Brief
Quote word for word the lines below, beginning with the first and ending with the one that has "return 2 * np.pi". Drop the pictures.

■ ■ ■ ■ ■ ■ ■

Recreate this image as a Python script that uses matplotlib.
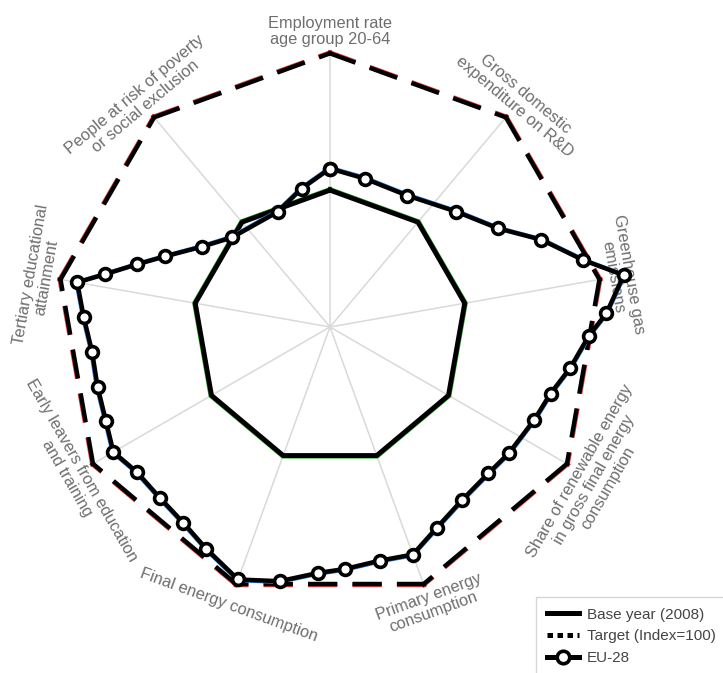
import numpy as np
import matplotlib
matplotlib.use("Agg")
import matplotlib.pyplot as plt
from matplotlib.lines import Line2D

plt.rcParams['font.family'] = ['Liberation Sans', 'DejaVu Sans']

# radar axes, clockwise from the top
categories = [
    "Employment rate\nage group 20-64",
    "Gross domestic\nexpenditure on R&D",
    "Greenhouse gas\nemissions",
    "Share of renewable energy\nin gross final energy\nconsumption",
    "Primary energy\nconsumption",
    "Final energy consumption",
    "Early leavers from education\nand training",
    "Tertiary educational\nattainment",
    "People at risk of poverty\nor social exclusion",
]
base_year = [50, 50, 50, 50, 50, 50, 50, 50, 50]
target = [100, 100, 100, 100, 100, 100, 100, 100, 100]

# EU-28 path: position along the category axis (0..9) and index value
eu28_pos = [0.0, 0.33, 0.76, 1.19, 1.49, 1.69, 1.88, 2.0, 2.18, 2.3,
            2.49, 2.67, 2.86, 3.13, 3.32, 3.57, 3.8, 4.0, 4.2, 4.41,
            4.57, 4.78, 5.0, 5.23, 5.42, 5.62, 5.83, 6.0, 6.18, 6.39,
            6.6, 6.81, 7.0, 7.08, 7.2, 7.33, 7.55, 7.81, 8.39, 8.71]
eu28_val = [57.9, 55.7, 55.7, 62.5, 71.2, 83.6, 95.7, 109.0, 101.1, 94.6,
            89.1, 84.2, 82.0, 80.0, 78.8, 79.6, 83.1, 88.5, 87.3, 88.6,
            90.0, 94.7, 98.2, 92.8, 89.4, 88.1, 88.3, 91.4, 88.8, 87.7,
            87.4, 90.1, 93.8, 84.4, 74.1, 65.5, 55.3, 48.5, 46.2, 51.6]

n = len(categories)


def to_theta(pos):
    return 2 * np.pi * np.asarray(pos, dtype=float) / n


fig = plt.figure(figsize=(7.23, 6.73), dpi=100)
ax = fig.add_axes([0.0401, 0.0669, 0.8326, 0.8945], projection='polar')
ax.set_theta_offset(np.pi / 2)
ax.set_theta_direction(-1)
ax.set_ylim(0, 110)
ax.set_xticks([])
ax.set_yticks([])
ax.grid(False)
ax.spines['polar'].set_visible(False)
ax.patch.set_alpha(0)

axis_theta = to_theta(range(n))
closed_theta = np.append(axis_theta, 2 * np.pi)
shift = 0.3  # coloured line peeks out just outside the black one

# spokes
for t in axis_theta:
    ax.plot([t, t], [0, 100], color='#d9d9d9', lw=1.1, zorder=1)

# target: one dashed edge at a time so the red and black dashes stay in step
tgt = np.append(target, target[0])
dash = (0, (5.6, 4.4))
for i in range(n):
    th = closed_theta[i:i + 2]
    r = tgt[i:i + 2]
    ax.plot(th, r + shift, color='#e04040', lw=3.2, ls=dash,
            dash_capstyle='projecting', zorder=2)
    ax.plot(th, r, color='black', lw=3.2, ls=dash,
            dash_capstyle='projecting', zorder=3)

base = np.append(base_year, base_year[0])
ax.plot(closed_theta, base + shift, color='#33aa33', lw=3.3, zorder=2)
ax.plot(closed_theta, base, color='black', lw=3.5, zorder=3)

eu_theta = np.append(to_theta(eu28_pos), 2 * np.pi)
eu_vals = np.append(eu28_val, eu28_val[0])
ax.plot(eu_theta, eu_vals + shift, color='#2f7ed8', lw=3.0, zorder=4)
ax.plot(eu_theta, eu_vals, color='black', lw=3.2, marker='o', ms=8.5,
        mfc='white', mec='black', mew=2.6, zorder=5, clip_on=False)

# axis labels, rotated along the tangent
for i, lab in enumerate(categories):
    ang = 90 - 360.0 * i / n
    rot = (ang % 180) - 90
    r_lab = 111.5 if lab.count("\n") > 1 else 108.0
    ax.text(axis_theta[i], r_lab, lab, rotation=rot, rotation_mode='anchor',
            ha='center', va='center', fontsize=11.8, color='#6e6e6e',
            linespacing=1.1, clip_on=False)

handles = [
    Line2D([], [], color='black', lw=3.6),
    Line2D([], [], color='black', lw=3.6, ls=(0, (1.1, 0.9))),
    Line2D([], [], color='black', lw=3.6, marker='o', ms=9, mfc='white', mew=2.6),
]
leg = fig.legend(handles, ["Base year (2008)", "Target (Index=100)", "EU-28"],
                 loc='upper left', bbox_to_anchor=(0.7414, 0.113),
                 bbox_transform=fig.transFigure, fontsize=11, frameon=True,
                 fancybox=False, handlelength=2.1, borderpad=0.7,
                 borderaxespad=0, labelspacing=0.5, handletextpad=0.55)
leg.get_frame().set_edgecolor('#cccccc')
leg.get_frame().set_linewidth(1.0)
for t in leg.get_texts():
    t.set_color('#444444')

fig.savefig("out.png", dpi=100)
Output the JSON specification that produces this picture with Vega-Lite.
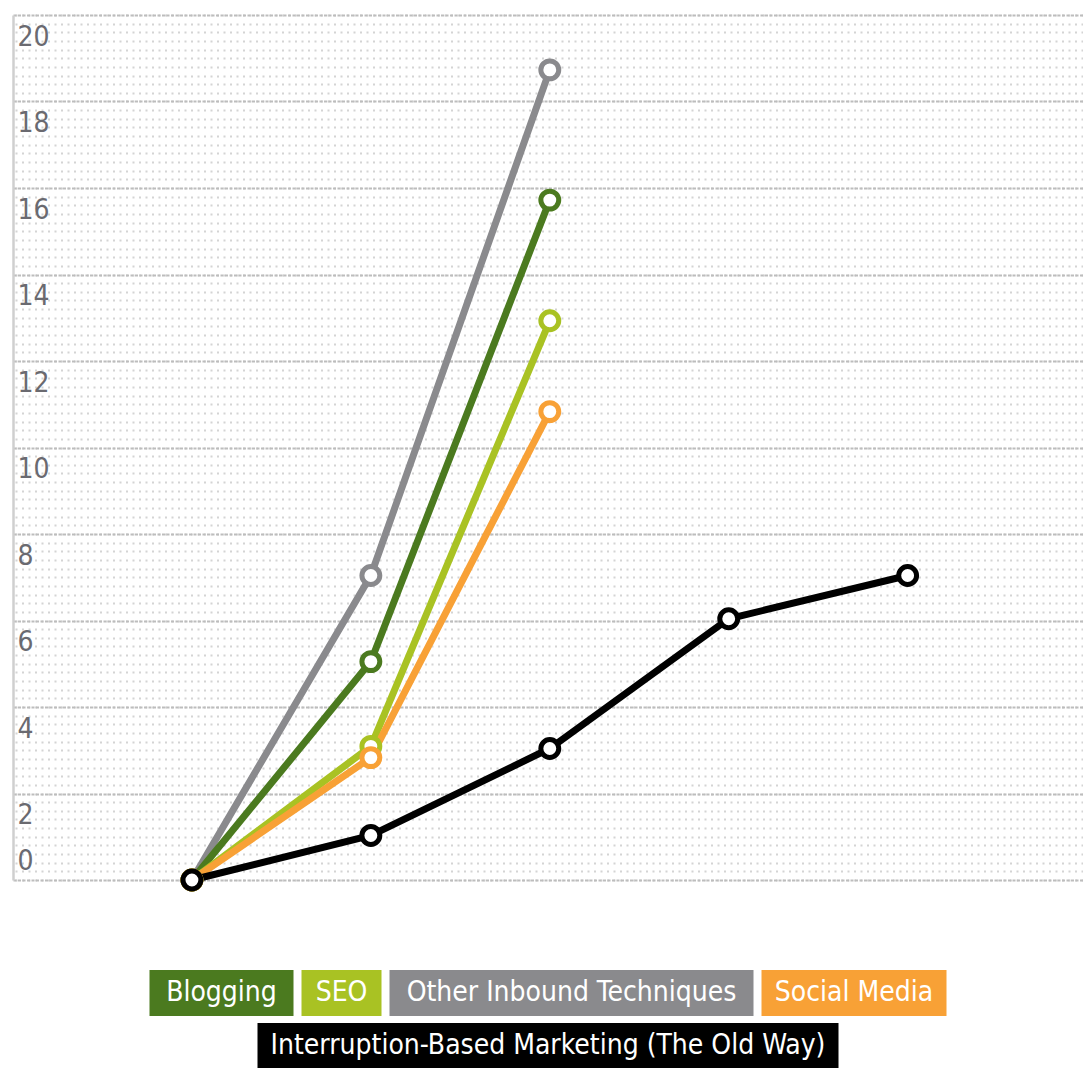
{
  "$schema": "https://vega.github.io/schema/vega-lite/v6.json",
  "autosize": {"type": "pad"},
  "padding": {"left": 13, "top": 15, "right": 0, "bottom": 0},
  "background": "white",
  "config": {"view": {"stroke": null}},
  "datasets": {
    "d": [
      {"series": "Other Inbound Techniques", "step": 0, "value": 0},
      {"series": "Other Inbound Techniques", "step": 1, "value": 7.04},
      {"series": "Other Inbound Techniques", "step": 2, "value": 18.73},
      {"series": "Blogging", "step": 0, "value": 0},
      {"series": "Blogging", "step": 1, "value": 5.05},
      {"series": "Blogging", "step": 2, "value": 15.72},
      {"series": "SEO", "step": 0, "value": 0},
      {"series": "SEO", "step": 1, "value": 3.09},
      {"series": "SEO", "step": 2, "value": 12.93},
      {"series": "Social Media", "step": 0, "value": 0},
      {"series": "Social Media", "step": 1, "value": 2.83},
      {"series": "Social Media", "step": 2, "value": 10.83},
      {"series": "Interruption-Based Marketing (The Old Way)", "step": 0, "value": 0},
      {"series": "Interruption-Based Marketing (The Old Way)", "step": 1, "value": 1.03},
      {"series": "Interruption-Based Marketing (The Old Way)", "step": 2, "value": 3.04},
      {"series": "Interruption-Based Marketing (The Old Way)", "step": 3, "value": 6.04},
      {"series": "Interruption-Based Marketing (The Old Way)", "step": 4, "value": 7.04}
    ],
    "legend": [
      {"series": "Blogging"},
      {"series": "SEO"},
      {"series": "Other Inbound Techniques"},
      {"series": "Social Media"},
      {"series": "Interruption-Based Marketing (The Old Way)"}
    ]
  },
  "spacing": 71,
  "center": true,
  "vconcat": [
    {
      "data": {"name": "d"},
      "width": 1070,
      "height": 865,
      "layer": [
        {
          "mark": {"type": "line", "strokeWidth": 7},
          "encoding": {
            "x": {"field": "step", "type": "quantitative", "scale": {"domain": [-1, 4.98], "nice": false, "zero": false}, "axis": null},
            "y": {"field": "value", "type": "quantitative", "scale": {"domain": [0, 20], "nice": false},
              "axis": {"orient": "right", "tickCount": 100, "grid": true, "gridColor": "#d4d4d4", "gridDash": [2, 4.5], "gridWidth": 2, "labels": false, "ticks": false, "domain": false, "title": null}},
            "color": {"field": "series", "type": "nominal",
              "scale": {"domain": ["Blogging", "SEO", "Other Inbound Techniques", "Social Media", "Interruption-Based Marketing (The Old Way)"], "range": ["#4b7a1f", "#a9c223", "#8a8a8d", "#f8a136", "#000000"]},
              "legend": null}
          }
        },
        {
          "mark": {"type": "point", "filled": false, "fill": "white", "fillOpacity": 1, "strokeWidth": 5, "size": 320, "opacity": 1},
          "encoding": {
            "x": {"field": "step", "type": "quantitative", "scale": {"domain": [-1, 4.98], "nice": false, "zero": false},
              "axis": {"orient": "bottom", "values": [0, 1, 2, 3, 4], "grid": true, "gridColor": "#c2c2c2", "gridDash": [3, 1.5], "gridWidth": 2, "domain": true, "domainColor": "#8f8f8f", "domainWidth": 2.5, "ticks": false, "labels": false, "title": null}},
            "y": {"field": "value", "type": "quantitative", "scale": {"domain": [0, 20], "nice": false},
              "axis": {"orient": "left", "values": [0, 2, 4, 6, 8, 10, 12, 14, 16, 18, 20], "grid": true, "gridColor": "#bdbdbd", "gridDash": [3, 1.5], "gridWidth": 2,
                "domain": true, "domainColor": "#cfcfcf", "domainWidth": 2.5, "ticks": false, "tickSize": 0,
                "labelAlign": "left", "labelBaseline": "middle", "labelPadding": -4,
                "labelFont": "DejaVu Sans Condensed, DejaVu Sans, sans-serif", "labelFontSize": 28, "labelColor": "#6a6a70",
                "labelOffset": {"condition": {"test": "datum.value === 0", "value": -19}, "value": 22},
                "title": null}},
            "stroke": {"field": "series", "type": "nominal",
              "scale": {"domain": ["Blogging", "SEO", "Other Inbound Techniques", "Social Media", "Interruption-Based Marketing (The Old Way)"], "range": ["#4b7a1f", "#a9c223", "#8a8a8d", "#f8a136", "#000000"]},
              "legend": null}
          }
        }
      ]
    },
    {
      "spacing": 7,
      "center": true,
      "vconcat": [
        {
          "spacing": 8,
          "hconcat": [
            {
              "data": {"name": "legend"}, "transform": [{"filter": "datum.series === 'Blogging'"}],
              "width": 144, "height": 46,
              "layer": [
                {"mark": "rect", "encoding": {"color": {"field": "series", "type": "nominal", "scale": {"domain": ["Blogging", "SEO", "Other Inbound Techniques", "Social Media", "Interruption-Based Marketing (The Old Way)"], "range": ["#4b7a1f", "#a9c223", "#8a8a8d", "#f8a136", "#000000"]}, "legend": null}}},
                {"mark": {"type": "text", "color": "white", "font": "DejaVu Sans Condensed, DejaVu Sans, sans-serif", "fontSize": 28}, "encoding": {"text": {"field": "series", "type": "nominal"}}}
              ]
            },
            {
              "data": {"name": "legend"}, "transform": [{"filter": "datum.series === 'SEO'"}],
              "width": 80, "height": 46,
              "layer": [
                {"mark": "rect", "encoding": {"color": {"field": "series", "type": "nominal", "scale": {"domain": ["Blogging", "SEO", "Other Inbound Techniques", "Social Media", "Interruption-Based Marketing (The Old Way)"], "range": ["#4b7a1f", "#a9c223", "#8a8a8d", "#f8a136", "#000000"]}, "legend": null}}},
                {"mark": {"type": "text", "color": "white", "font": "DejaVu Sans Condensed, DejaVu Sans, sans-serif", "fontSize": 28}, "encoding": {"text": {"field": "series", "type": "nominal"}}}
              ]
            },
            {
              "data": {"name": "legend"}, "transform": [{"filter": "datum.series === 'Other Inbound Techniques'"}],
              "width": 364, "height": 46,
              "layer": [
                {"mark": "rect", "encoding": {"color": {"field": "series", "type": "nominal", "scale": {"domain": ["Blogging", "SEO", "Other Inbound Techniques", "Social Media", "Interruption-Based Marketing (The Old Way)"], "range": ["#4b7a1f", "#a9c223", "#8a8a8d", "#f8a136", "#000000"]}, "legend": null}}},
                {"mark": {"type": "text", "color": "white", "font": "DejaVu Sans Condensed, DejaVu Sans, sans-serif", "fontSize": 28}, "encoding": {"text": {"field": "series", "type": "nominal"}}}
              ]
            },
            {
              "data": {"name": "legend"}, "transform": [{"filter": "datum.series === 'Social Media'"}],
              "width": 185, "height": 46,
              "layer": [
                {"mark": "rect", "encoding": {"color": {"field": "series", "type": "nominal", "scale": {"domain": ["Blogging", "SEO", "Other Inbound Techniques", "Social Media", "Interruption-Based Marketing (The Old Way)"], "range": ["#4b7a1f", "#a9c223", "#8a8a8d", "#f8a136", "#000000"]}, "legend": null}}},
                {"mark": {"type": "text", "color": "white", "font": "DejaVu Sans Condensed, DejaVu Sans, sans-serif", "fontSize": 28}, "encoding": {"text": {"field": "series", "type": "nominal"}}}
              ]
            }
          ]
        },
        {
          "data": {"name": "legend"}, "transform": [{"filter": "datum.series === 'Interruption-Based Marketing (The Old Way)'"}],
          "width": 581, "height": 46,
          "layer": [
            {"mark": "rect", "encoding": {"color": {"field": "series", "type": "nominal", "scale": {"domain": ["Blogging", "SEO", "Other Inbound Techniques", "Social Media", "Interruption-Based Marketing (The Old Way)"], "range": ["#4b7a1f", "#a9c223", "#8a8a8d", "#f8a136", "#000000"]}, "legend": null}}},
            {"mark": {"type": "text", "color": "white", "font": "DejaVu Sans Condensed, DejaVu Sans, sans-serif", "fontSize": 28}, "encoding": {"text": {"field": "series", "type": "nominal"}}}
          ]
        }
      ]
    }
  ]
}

■ ■ ■ ■ ■ ■ ■

Result below
Recreate this image as a Python script that uses matplotlib.
import numpy as np
import matplotlib
matplotlib.use("Agg")
import matplotlib.pyplot as plt
from matplotlib.lines import Line2D

plt.rcParams['font.family'] = ['Liberation Sans', 'DejaVu Sans']

# radar axes, clockwise from the top
categories = [
    "Employment rate\nage group 20-64",
    "Gross domestic\nexpenditure on R&D",
    "Greenhouse gas\nemissions",
    "Share of renewable energy\nin gross final energy\nconsumption",
    "Primary energy\nconsumption",
    "Final energy consumption",
    "Early leavers from education\nand training",
    "Tertiary educational\nattainment",
    "People at risk of poverty\nor social exclusion",
]
base_year = [50, 50, 50, 50, 50, 50, 50, 50, 50]
target = [100, 100, 100, 100, 100, 100, 100, 100, 100]

# EU-28 path: position along the category axis (0..9) and index value
eu28_pos = [0.0, 0.33, 0.76, 1.19, 1.49, 1.69, 1.88, 2.0, 2.18, 2.3,
            2.49, 2.67, 2.86, 3.13, 3.32, 3.57, 3.8, 4.0, 4.2, 4.41,
            4.57, 4.78, 5.0, 5.23, 5.42, 5.62, 5.83, 6.0, 6.18, 6.39,
            6.6, 6.81, 7.0, 7.08, 7.2, 7.33, 7.55, 7.81, 8.39, 8.71]
eu28_val = [57.9, 55.7, 55.7, 62.5, 71.2, 83.6, 95.7, 109.0, 101.1, 94.6,
            89.1, 84.2, 82.0, 80.0, 78.8, 79.6, 83.1, 88.5, 87.3, 88.6,
            90.0, 94.7, 98.2, 92.8, 89.4, 88.1, 88.3, 91.4, 88.8, 87.7,
            87.4, 90.1, 93.8, 84.4, 74.1, 65.5, 55.3, 48.5, 46.2, 51.6]

n = len(categories)


def to_theta(pos):
    return 2 * np.pi * np.asarray(pos, dtype=float) / n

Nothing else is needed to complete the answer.